┏━━

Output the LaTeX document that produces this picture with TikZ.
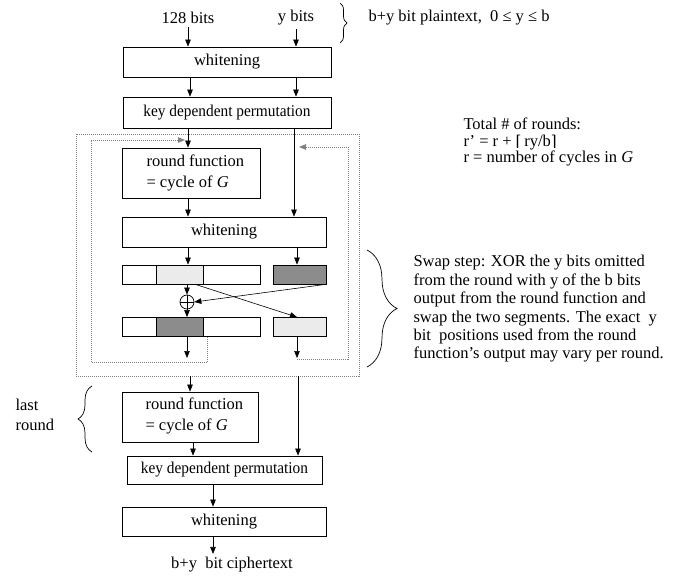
\documentclass[tikz,border=0pt]{standalone}
\usepackage{fontspec}
\usepackage{graphicx}
\setmainfont{Liberation Serif}
\newfontfamily\dvs{DejaVu Serif}
\usetikzlibrary{arrows.meta,decorations.pathreplacing,calc}
\definecolor{lightseg}{HTML}{EBEBEB}
\definecolor{darkseg}{HTML}{8C8C8C}
\begin{document}
\begin{tikzpicture}[x=1pt,y=-1pt,
  every node/.style={font=\fontsize{16.5}{18.4}\selectfont},
  box/.style={draw, line width=0.8pt, inner sep=0pt},
  seg/.style={draw, line width=0.8pt, inner sep=0pt, minimum height=19pt},
  arr/.style={-{Triangle[length=7pt,width=5.5pt]}, line width=0.6pt},
  dots/.style={draw=gray, line width=0.8pt, dash pattern=on 1pt off 1pt},
  darr/.style={dots, -{Triangle[length=7pt,width=5.5pt]}},
  brc/.style={decorate, line width=0.7pt},
  kdp/.style={box, minimum height=30pt}]
\useasboundingbox (0,0) rectangle (686,578);
% helper x-positions
\coordinate (L) at (188,0);
\coordinate (L2) at (190,0);
\coordinate (L3) at (193,0);
\coordinate (R) at (296,0);
\coordinate (R2) at (294,0);
\coordinate (R3) at (297,0);
\coordinate (M) at (213,0);
% top labels
\node (t128) at (188,18) {128 bits};
\node (ty) at (296,18) {y bits};
\node[anchor=west] (plain) at (365,18) {b+y bit plaintext,\ \ 0 ≤ y ≤ b};
\draw[brc, decoration={brace, amplitude=7pt}] (340,3) -- (340,43);
% upper boxes
\node[box, minimum width=208pt, minimum height=30pt] (w1) at (227,62) {whitening};
\node[kdp, minimum width=208pt, minimum height=31pt] (kdp1) at (227,112.5) {\scalebox{0.93}[1]{key dependent permutation}};
\draw[arr] (t128.south -| L) -- (w1.north -| L);
\draw[arr] (ty.south -| R) -- (w1.north -| R);
\draw[arr] (w1.south -| L2) -- (kdp1.north -| L2);
\draw[arr] (w1.south -| R) -- (kdp1.north -| R);
% outer dotted round box
\node[dots, minimum width=283pt, minimum height=242pt, inner sep=0pt] (loop) at (217.5,255) {};
% round function 1
\node[box, minimum width=138pt, minimum height=50pt] (rf1) at (191,173) {};
\node[anchor=west, align=left, font=\fontsize{16.5}{21}\selectfont] (rf1t) at (143,172.5) {round function\\= cycle of \textit{G}};
\draw[arr] (kdp1.south -| L) -- (rf1.north -| L);
\node[box, minimum width=204pt, minimum height=30pt] (w2) at (224,232) {whitening};
\draw[arr] (rf1.south -| L) -- (w2.north -| L);
\draw[arr] (kdp1.south -| R2) -- (w2.north -| R2);
% upper segment row
\node[seg, minimum width=34pt] (ula) at (139,274.5) {};
\node[seg, minimum width=47pt, fill=lightseg] (ulb) at (179.5,274.5) {};
\node[seg, minimum width=57pt] (ulc) at (231.5,274.5) {};
\node[seg, minimum width=53pt, fill=darkseg] (ur) at (299.5,274.5) {};
\draw[arr] (w2.south -| L) -- (ulb.north -| L);
\draw[arr] (w2.south -| R3) -- (ur.north -| R3);
% xor
\node[circle, draw, line width=0.7pt, minimum size=14pt, inner sep=0pt] (xor) at (187,302) {};
\draw[line width=0.7pt] (xor.north) -- (xor.south) (xor.west) -- (xor.east);
% lower segment row
\node[seg, minimum width=34pt] (lla) at (139,327) {};
\node[seg, minimum width=47pt, fill=darkseg] (llb) at (179.5,327) {};
\node[seg, minimum width=57pt] (llc) at (231.5,327) {};
\node[seg, minimum width=53pt, fill=lightseg] (lr) at (299.5,327) {};
\draw[arr] (ulb.south -| xor) -- (xor.north);
\draw[arr] ($(ur.south east)+(-1,0)$) -- (xor.east);
\draw[arr] ($(ulb.south east)+(-8,0)$) -- (lr.north -| R3);
\draw[arr] (xor.south) -- (llb.north -| xor);
\coordinate (eL) at (187,358);
\coordinate (eR) at (297,358);
\draw[arr] (llb.south -| eL) -- (eL);
\draw[arr] (lr.south -| eR) -- (eR);
% feedback loops
\draw[darr] ($(llc.south west)+(5,0)$) |- (91,362) |- (185,140);
\draw[darr] (297,359) -| (348,147) -- (299,147);
% swap brace and text
\draw[brc, decoration={brace, amplitude=30pt}] (367,250) -- (367,367);
\node[anchor=west, align=left] (swap) at (410,309) {Swap step: XOR the y bits omitted\\from the round with y of the b bits\\output from the round function and\\swap the two segments. The exact\ \ y\\bit\ \ positions used from the round\\function’s output may vary per round.};
\node[anchor=west, align=left, font=\fontsize{16.5}{16.6}\selectfont] (total) at (460,142) {Total \# of rounds:\\r’ = r + {\dvs\fontsize{15}{16.6}\selectfont ⌈}\,ry/b{\dvs\fontsize{15}{16.6}\selectfont ⌉}\\r = number of cycles in \textit{G}};
% last round
\node[box, minimum width=136pt, minimum height=50pt] (rf2) at (190,417) {};
\node[anchor=west, align=left, font=\fontsize{16.5}{21}\selectfont] (rf2t) at (142,416) {round function\\= cycle of \textit{G}};
\draw[arr] (loop.south -| L2) -- (rf2.north -| L2);
\draw[brc, decoration={brace, amplitude=14pt}] (92,452) -- (92,386);
\node[anchor=west, align=left, font=\fontsize{16.5}{20}\selectfont] (last) at (12,415) {last\\round};
\node[kdp, minimum width=195pt, minimum height=28pt] (kdp2) at (224.5,470) {\scalebox{0.93}[1]{key dependent permutation}};
\draw[arr] (rf2.south -| L3) -- (kdp2.north -| L3);
\coordinate (R4) at (298,0);
\draw[arr] (loop.south -| R4) -- (kdp2.north -| R4);
\node[box, minimum width=204pt, minimum height=29pt] (w3) at (224,521.5) {whitening};
\draw[arr] (kdp2.south -| M) -- (w3.north -| M);
\node (ct) at (232,565) {b+y\ \ bit ciphertext};
\draw[arr] (w3.south -| M) -- (ct.north -| M);
\end{tikzpicture}
\end{document}
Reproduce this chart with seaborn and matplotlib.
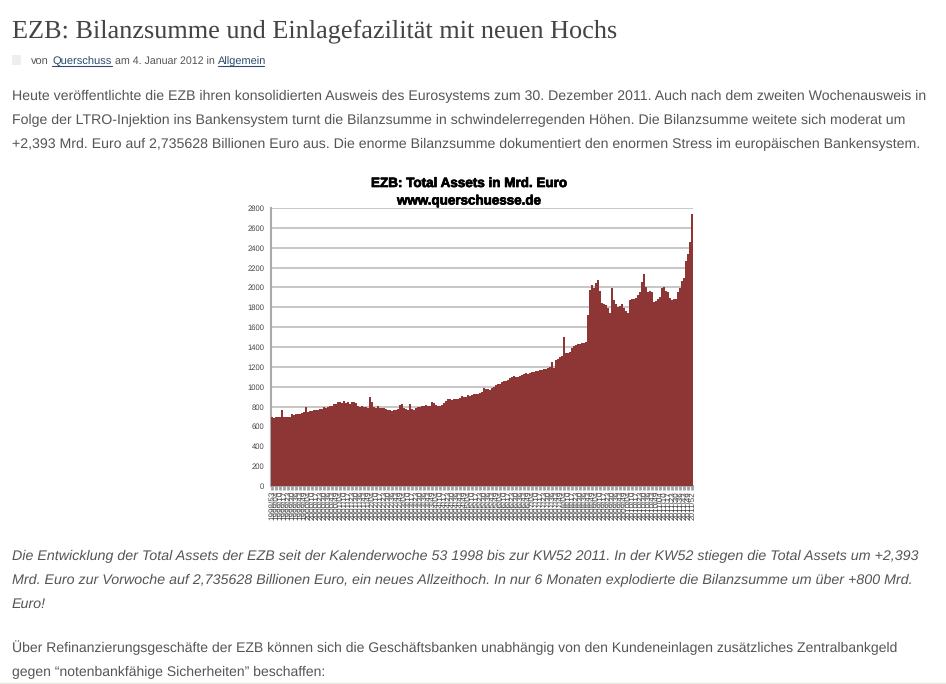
import matplotlib
matplotlib.use("Agg")
import matplotlib.pyplot as plt
import matplotlib.patheffects as pe
from matplotlib.lines import Line2D
from matplotlib.patches import Rectangle
import seaborn as sns

# total assets in Mrd. Euro
assets = [
    690, 685, 690, 695, 695, 770, 700, 695, 700, 700,
    725, 720, 730, 725, 730, 735, 745, 800, 750, 755,
    760, 765, 770, 770, 780, 775, 795, 790, 800, 810,
    810, 825, 830, 850, 845, 840, 855, 835, 850, 830,
    850, 845, 835, 810, 800, 805, 795, 795, 790, 900,
    850, 800, 790, 805, 785, 790, 785, 780, 770, 765,
    755, 765, 770, 780, 815, 825, 785, 775, 770, 830,
    780, 770, 790, 800, 800, 805, 810, 815, 805, 810,
    850, 835, 815, 810, 805, 820, 835, 855, 880, 875,
    870, 880, 875, 880, 885, 905, 895, 900, 915, 905,
    915, 925, 925, 930, 935, 950, 985, 980, 975, 970,
    985, 1000, 1020, 1030, 1025, 1045, 1060, 1055, 1070, 1085,
    1095, 1110, 1100, 1095, 1105, 1115, 1130, 1135, 1125, 1140,
    1145, 1150, 1155, 1160, 1165, 1170, 1180, 1175, 1190, 1195,
    1245, 1190, 1265, 1280, 1300, 1310, 1500, 1340, 1335, 1350,
    1390, 1410, 1425, 1435, 1430, 1445, 1440, 1450, 1720, 1970,
    2020, 1990, 2040, 2070, 1960, 1840, 1830, 1820, 1790, 1740,
    1990, 1870, 1830, 1800, 1810, 1835, 1790, 1760, 1740, 1870,
    1880, 1885, 1890, 1920, 1950, 2055, 2140, 2005, 1955, 1960,
    1950, 1850, 1865, 1880, 1900, 1990, 2005, 1960, 1950, 1890,
    1870, 1880, 1885, 1955, 1990, 2060, 2090, 2270, 2340, 2455,
    2735,
]
years = list(range(1999, 2012))
weeks = [1, 4, 7, 10, 14, 17, 20, 23, 27, 30, 33, 36, 40, 43, 46, 49]
week_labels = ["1998/53"] + [f"{y}/{w:02d}" for y in years for w in weeks] + ["2011/50", "2011/52"]
y_ticks = list(range(0, 2801, 200))

W, H = 946, 684
BAR = "#8e3636"
GREY = "#555555"
LINK = "#2a4a6e"

sns.set_style("white")
plt.rcParams["font.family"] = ["Liberation Sans", "DejaVu Sans"]
plt.rcParams["text.hinting"] = "no_hinting"

fig = plt.figure(figsize=(W / 100, H / 100), dpi=100)
ax = fig.add_axes([271 / W, (H - 486) / H, 422 / W, 278 / H])

sns.barplot(x=week_labels, y=assets, color=BAR, saturation=1, width=1, linewidth=0, ax=ax, zorder=3)
ax.set_xlim(-0.5, len(assets) - 0.5)
ax.set_ylim(0, 2800)
ax.set_yticks(y_ticks)
ax.tick_params(axis="y", length=0, labelsize=5.5, labelcolor="#444444", pad=5)
ax.set_xticks(range(0, len(assets), 2))
ax.set_xticklabels(week_labels[::2], rotation=90, fontsize=5.9, color="#444444")
ax.tick_params(axis="x", bottom=True, length=3, width=2, color="#a0a0a0", pad=0.5)
ax.grid(axis="y", color="#b8b8b8", linewidth=1.1, zorder=0)
ax.set_axisbelow(True)
for side in ["top", "right"]:
    ax.spines[side].set_visible(False)
for side in ["left", "bottom"]:
    ax.spines[side].set_color("#aaaaaa")
    ax.spines[side].set_linewidth(1.5)


def put(x, y, s, **kw):
    kw.setdefault("color", GREY)
    kw.setdefault("va", "baseline")
    return fig.text(x / W, 1 - y / H, s, **kw)


# chart heading, the original uses a much heavier face
heavy = [pe.withStroke(linewidth=0.5, foreground="black")]
put(371, 187, "EZB: Total Assets in Mrd. Euro", fontsize=9.7, fontweight="bold", color="black",
    path_effects=heavy)
put(397, 204.5, "www.querschuesse.de", fontsize=9.65, fontweight="bold", color="black",
    path_effects=heavy)

# blog post around the chart
put(12, 37.5, "EZB: Bilanzsumme und Einlagefazilität mit neuen Hochs", fontsize=18.9,
    family="Liberation Serif", color="#444444")
fig.add_artist(Rectangle((12 / W, 1 - 65 / H), 9 / W, 10 / H, transform=fig.transFigure,
                         facecolor="#eeeeee", edgecolor="none"))
put(31, 65, "von", fontsize=7.92)
put(52, 65, "Querschuss", fontsize=8, color=LINK)
put(115, 65, "am 4. Januar 2012 in", fontsize=7.7)
put(218, 65, "Allgemein", fontsize=7.92, color=LINK)
for x0, x1 in [(52, 112), (218, 264)]:
    fig.add_artist(Line2D([x0 / W, x1 / W], [1 - 66 / H] * 2, transform=fig.transFigure,
                          color=LINK, linewidth=0.8))

intro = [
    (100, "Heute veröffentlichte die EZB ihren konsolidierten Ausweis des Eurosystems zum 30. Dezember 2011. Auch nach dem zweiten Wochenausweis in"),
    (124, "Folge der LTRO-Injektion ins Bankensystem turnt die Bilanzsumme in schwindelerregenden Höhen. Die Bilanzsumme weitete sich moderat um"),
    (148, "+2,393 Mrd. Euro auf 2,735628 Billionen Euro aus. Die enorme Bilanzsumme dokumentiert den enormen Stress im europäischen Bankensystem."),
]
for y, line in intro:
    put(12, y, line, fontsize=10.19)

outro = [
    (652, "Über Refinanzierungsgeschäfte der EZB können sich die Geschäftsbanken unabhängig von den Kundeneinlagen zusätzliches Zentralbankgeld"),
    (676, "gegen “notenbankfähige Sicherheiten” beschaffen:"),
]
for y, line in outro:
    put(12, y, line, fontsize=10.12)

caption = [
    (560, "Die Entwicklung der Total Assets der EZB seit der Kalenderwoche 53 1998 bis zur KW52 2011. In der KW52 stiegen die Total Assets um +2,393"),
    (584, "Mrd. Euro zur Vorwoche auf 2,735628 Billionen Euro, ein neues Allzeithoch. In nur 6 Monaten explodierte die Bilanzsumme um über +800 Mrd."),
    (608, "Euro!"),
]
for y, line in caption:
    put(12, y, line, fontsize=10.25, style="italic")

fig.add_artist(Line2D([0, 1], [1 - 682.5 / H] * 2, transform=fig.transFigure, color="#e8e8e2", linewidth=1))

fig.savefig("out.png", dpi=100, facecolor="white")
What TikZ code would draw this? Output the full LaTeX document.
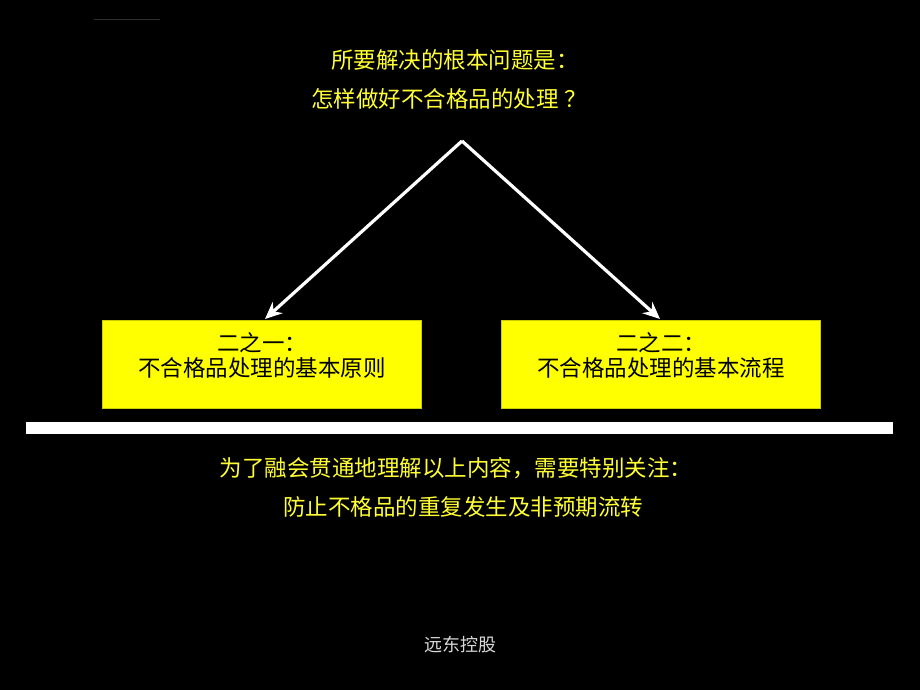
\documentclass[tikz,border=0pt]{standalone}
\usepackage{fontspec}
\setmainfont{Noto Sans CJK SC}
\usetikzlibrary{arrows.meta}
\definecolor{ylw}{HTML}{FFFF00}
\definecolor{ttl}{HTML}{FFFF33}
\begin{document}
\begin{tikzpicture}[x=1pt,y=-1pt,
  title/.style={text=ttl,font=\fontsize{22.5}{26}\selectfont,inner sep=0pt,anchor=center},
  boxnode/.style={fill=ylw,draw=ylw!80!black,line width=0.6pt,minimum width=319pt,minimum height=88pt,inner sep=0pt,anchor=north west},
  boxtext/.style={text=black,font=\fontsize{22.5}{26}\selectfont,inner sep=0pt,anchor=center},
  conn/.style={draw=white,line width=3.2pt,-{Stealth[length=17pt,width=15pt]}}]
\fill[black] (0,0) rectangle (920,690);
\useasboundingbox (0,0) rectangle (920,690);
\draw[gray!35!black,line width=0.5pt] (94,19) -- (160,19);
\node[title] (t1) at (455,60) {所要解决的根本问题是：};
\node[title] (t2) at (449,99) {怎样做好不合格品的处理 ？};
\coordinate (apex) at (462,141);
\node[boxnode] (b1) at (102,320) {};
\node[boxnode] (b2) at (501,320) {};
\node[boxtext] (b1a) at (262,343) {二之一：};
\node[boxtext] (b1b) at (262,368) {不合格品处理的基本原则};
\node[boxtext] (b2a) at (661,343) {二之二：};
\node[boxtext] (b2b) at (661,368) {不合格品处理的基本流程};
\draw[conn] (apex) -- (265,319);
\draw[conn] (apex) -- (660,319);
\fill[white] (26,422) rectangle (893,434);
\node[title] (m1) at (456,468) {为了融会贯通地理解以上内容，需要特别关注：};
\node[title] (m2) at (463,507) {防止不格品的重复发生及非预期流转};
\node[text=white!85!black,font=\fontsize{18}{20}\selectfont,inner sep=0pt] (ft) at (460,645) {远东控股};
\end{tikzpicture}
\end{document}
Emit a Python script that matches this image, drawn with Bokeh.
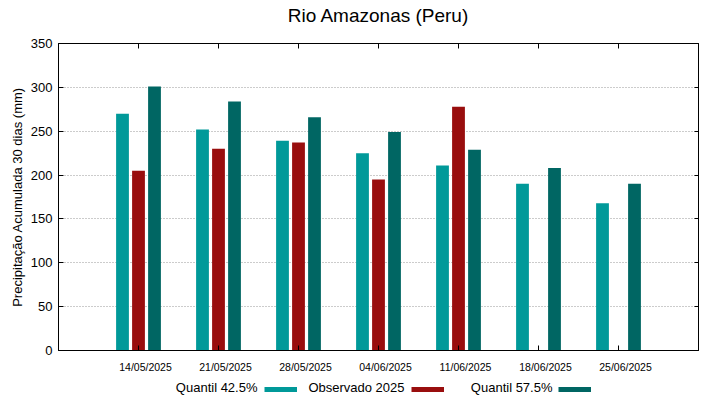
import numpy as np
from bokeh.plotting import figure
from bokeh.layouts import column
from bokeh.models import Range1d, LinearAxis, FixedTicker, Legend, LegendItem, Label, ColumnDataSource
from bokeh.transform import dodge
from bokeh.embed import file_html
from bokeh.resources import INLINE

# ---- data ----
title_text = "Rio Amazonas (Peru)"
dates = ["14/05/2025", "21/05/2025", "28/05/2025", "04/06/2025",
         "11/06/2025", "18/06/2025", "25/06/2025"]
quantil_425 = [270, 252, 239, 225, 211, 190, 168]
observado_2025 = [205, 230, 237, 195, 278, np.nan, np.nan]
quantil_575 = [301, 284, 266, 249, 229, 208, 190]
y_ticks = [0, 50, 100, 150, 200, 250, 300, 350]
legend_labels = ["Quantil 42.5%", "Observado 2025", "Quantil 57.5%"]

FONT = "Liberation Sans"
C_Q425 = "#009999"
C_OBS = "#990e0e"
C_Q575 = "#006663"
colors = [C_Q425, C_OBS, C_Q575]

xpos = list(range(len(dates)))
src = ColumnDataSource(dict(x=xpos, q425=quantil_425, obs=observado_2025, q575=quantil_575))


def strip(height):
    f = figure(width=719, height=height, x_range=Range1d(0, 1), y_range=Range1d(0, 1),
               x_axis_type=None, y_axis_type=None, output_backend="svg", toolbar_location=None,
               min_border_left=0, min_border_right=0, min_border_top=0, min_border_bottom=0)
    f.outline_line_color = None
    return f


# ---- title strip ----
p0 = strip(30)
p0.add_layout(Label(x=320, y=15.5, x_units="screen", y_units="screen", text=title_text,
                    text_align="center", text_baseline="middle", text_font=FONT,
                    text_font_size="19px", text_color="black"))

# ---- main chart ----
p = figure(width=719, height=345, x_range=Range1d(-1, 7), y_range=Range1d(0, 350),
           output_backend="svg", toolbar_location=None,
           min_border_left=58, min_border_right=21, min_border_top=13, min_border_bottom=25)

bw = 0.16
p.vbar(x=dodge("x", -0.2, range=p.x_range), top="q425", width=bw, source=src,
       fill_color=C_Q425, line_color=None)
p.vbar(x=dodge("x", 0.0, range=p.x_range), top="obs", width=bw, source=src,
       fill_color=C_OBS, line_color=None)
p.vbar(x=dodge("x", 0.2, range=p.x_range), top="q575", width=bw, source=src,
       fill_color=C_Q575, line_color=None)

# grid / frame
p.xgrid.visible = False
p.ygrid.ticker = FixedTicker(ticks=y_ticks)
p.ygrid.grid_line_color = "#999999"
p.ygrid.grid_line_dash = "1 2"
p.outline_line_color = "black"
p.outline_line_alpha = 1


def ticks_only(ax, tick_len):
    ax.major_tick_in = tick_len
    ax.major_tick_out = 0
    ax.minor_tick_line_color = None
    ax.major_label_text_color = None
    ax.major_label_text_font_size = "1px"
    ax.major_label_standoff = 0
    ax.axis_line_color = "black"
    ax.major_tick_line_color = "black"


# bottom axis: tick marks only
xa = p.xaxis[0]
xa.ticker = FixedTicker(ticks=xpos)
ticks_only(xa, 5)

# bottom label axis (labels sit slightly right of the ticks)
p.extra_x_ranges = {"lab": Range1d(-1 - 0.0875, 7 - 0.0875)}
lab = LinearAxis(x_range_name="lab", ticker=FixedTicker(ticks=xpos),
                 major_label_overrides={i: d for i, d in zip(xpos, dates)},
                 axis_line_color=None, major_tick_line_color=None, minor_tick_line_color=None,
                 major_tick_in=0, major_tick_out=0,
                 major_label_standoff=10, major_label_text_font=FONT,
                 major_label_text_font_size="10.5px", major_label_text_color="black")
p.add_layout(lab, "below")

# left axis
ya = p.yaxis[0]
ya.ticker = FixedTicker(ticks=y_ticks)
ya.major_tick_in = 5
ya.major_tick_out = 0
ya.minor_tick_line_color = None
ya.major_label_text_font = FONT
ya.major_label_text_font_size = "13px"
ya.major_label_text_color = "black"
ya.major_label_standoff = 6
ya.axis_label = "Precipitação Acumulada 30 dias (mm)"
ya.axis_label_text_font = FONT
ya.axis_label_text_font_size = "13px"
ya.axis_label_text_font_style = "normal"
ya.axis_label_text_color = "black"
ya.axis_label_standoff = 3
ya.axis_line_color = "black"

# right / top axes: inward ticks only
ra = LinearAxis(ticker=FixedTicker(ticks=y_ticks))
ticks_only(ra, 4)
p.add_layout(ra, "right")
ta = LinearAxis(ticker=FixedTicker(ticks=xpos))
ticks_only(ta, 5)
p.add_layout(ta, "above")

# ---- legend strip below the chart: text, then colour swatch ----
p2 = strip(24)
items = []
for lbl, c in zip(legend_labels, colors):
    r = p2.line([np.nan], [np.nan], line_color=c, line_width=5)
    items.append(LegendItem(label=" ", renderers=[r]))
leg = Legend(items=items, orientation="horizontal", location=(206, 7),
             glyph_width=33, glyph_height=6, label_width=0, label_height=6,
             label_standoff=0, spacing=114, padding=0, margin=0,
             border_line_color=None, background_fill_alpha=0,
             label_text_font_size="1px")
p2.add_layout(leg, "center")

for txt, xr in zip(legend_labels, [199, 346, 494]):
    p2.add_layout(Label(x=xr, y=12, x_units="screen", y_units="screen", text=txt,
                        text_align="right", text_baseline="middle", text_font=FONT,
                        text_font_size="13px", text_color="black"))

layout = column(p0, p, p2, spacing=0)
open("out.html", "w").write(file_html(layout, INLINE))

┗━━

INSTRUCTIONS FOR THE TASK - Leave the pictures out and print, exactly as written, every line from the one holding "Reproduce this chart" down to the one holding "import seaborn as sns", both of those included.

PROBLEM SOLUTION -
Reproduce this chart with seaborn and matplotlib.
import matplotlib
matplotlib.use("Agg")
import matplotlib.pyplot as plt
import matplotlib.patheffects as pe
from matplotlib.lines import Line2D
from matplotlib.patches import Rectangle
import seaborn as sns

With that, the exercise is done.